I was lost when I moved to deps from lein, but just forking and cloning https://github.com/practicalli/clojure-deps-edn as $HOME/.clojure solved the problem - this base deps.edn contained all the aliases I needed - creating a new project, searching and adding dependencies, hooking up data inspectors like portal or reveal, testing, code coverage, benchmarking, building uberjar etc. Moving to deps also introduced me to polylith [1], which has been very useful for building large multi-component projects

[1] https://polylith.gitbook.io/polylith/

This was the path i was sign posted to take and I felt like onboarding was fun:

    1. I needed to install clojure https://clojure.org/guides/install_clojure
    2. I needed an editor, i wanted to use VSCode so the Calva plugin was what i needed https://calva.io/paredit/ 
    3. I needed to learn how to edit Clojure, i tried going beyond this point without learning paredit and it slowed me down so i came back and invested an evening - in vs code do ctrl+shift+p then choose the calva getting started repl
    4. You need build tooling and it seemed the choices were lein (easy user experience but not “blessed” future direction? - not sure about what i’m saying here  but it’s the understanding i formed). Tools.deps is the blessed approach but designed to customise the heck out of it - problematic for a beginner like me! Thankfully you can park the customisation for later and just get started with a well laid out starter https://github.com/practicalli/clojure-deps-edn - there’s even a video walks you through its features, all the inspectors and visualisers are nice to know about but not needed yet on a beginner journey
At this point I was free to do whatever. In my case so far that’s meant a toy project in reframe (loved it), another in luminus (also loved it), then i went off on learning more of the language since i felt lack of familiarity was most of my challenges with my luminus project.

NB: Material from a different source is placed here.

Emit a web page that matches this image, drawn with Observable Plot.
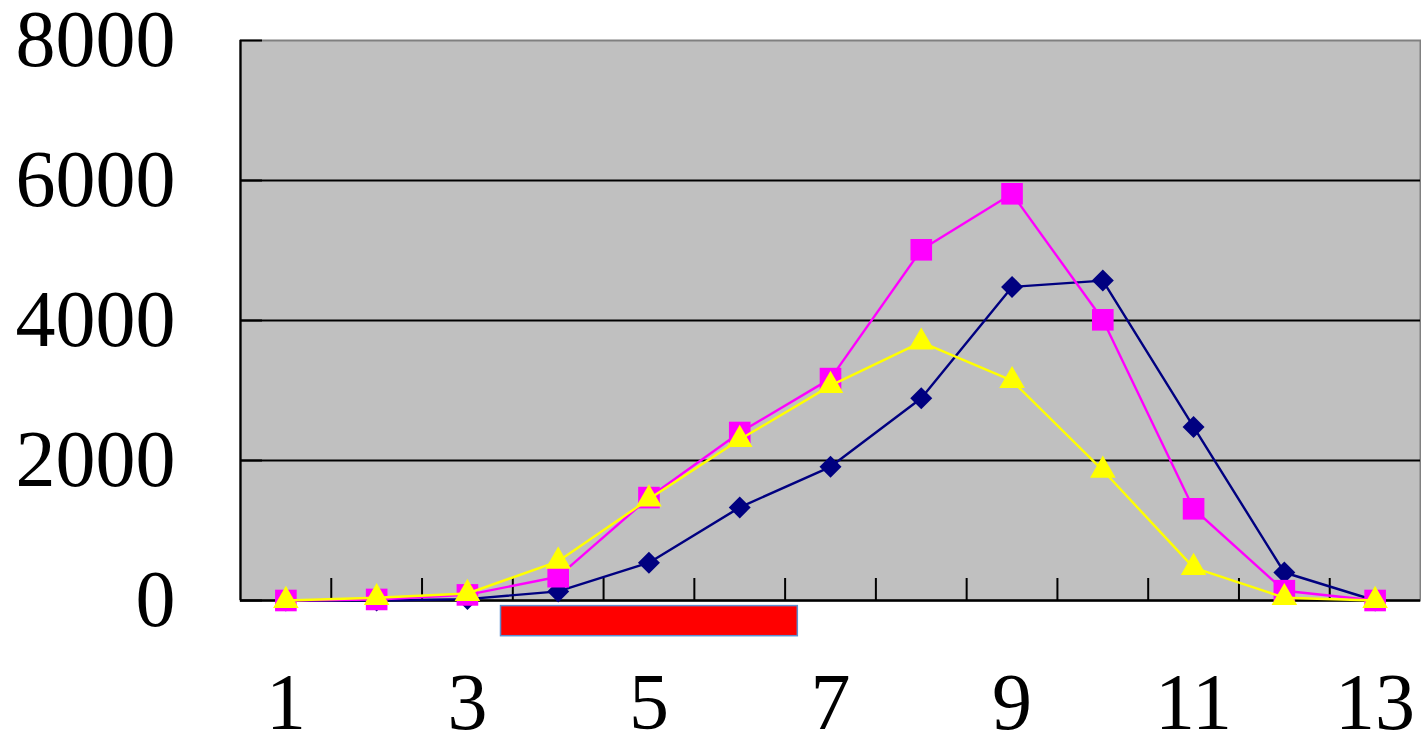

Clojure is one of my fun languages. I laughed along to a TSoding video where the chap was quite openly dismissive of clojure as he went along but everything he tried just worked and fell into place like dominos. It just made me chuckle. https://m.youtube.com/watch?v=7fylNa2wZaU

I have Bob Nystrom’s interpreters book and i intend to use clojure as i go through that. We’ll see how successful i am…

> When revisiting old projects I have seen countless of Clojure dependencies having died in the meantime. I have replaced utility libraries with more recent utility libraries sometimes several times. Very annoying.

Yes, the "best in class" libraries change every few years in Clojure's universe, but they always bring huge improvements that require completely new APIs.

For instance:

https://github.com/plumatic/schema -> https://github.com/metosin/malli

https://github.com/juxt/bidi -> https://github.com/metosin/reitit

https://github.com/bhauman/lein-figwheel -> https://github.com/thheller/shadow-cljs

https://github.com/stuartsierra/component -> https://github.com/weavejester/integrant

https://github.com/technomancy/leiningen -> https://github.com/practicalli/clojure-deps-edn

> So overall Clojure is in a strange situation. For picking it up on-the-job its not the responsible choice probably for most situations I work in. For my private tinkering the JVM dependency feels just a little too heavyweight. I don't see that Clojure will hit an inflection point of adoption in any way in the future that would make it a viable candidate for me to use at work.

I think about programming languages as tools for different bottlenecks.

– Computational: Rust

– Networking: Go

– Business logic: Clojure / Python

And for many people Python has everything that Clojure is missing: a very low barrier to enter, and a very stable and well-documented ecosystem of frameworks and libraries.